In March, Nielsen estimated that DVRs were in about 10 percent of U.S. TV households and projected they would reach 18 percent by the end of the year. In March, Interpublic's Magna Global unit estimated that DVRs were in about 11.7 percent of U.S. TV households.

Meanwhile, Nielsen is pushing ahead with its fledgling video-on-demand measurement service, dubbed NORA for Nielsen On Demand Reporting & Analytics.

Nielsen announced a deal with Insight Communications, the ninth largest cable TV operator in the U.S. It is the second major deal to access video-on-demand data from a cable operator since Nielsen unveiled plans for the service. In February, Nielsen said it struck a similar deal with Comcast Corp., the nation's largest cable operator.

Nielsen has not disclosed how many households it would be receiving data for in those deals, or how the data would be reported. But the service seems intended more for video-on-demand programmers than for other stakeholders, such as advertisers and agencies that might also be impacted by increasing usage of video-on-demand services.

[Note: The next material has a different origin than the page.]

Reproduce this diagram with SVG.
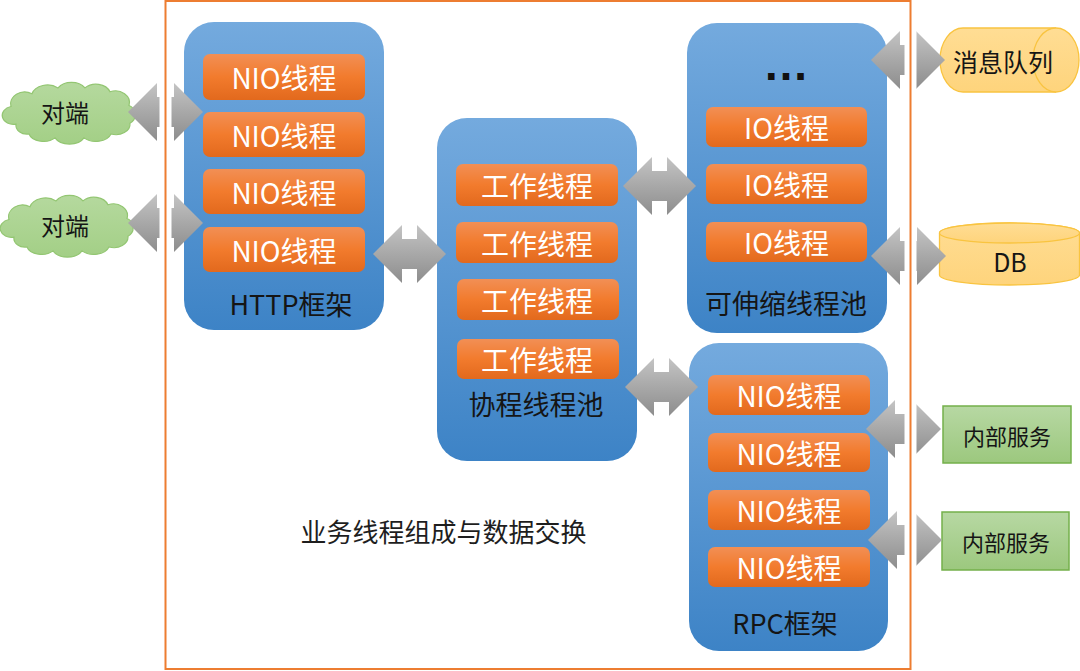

"Our objective is to work with all the leading VOD service providers to better understand and report overall consumer viewing preferences in conjunction with other forms of video delivery, including television viewing," Holly Leff-Pressman, senior vice president and general manager of Nielsen's On-Demand Service said in a statement announcing the Insight deal.

Competing researchers including U.K.-based TNS and fledgling erinMedia have begun working directly with cable operators to access clickstream data from their digital set-tops in an effort to understand how people view television.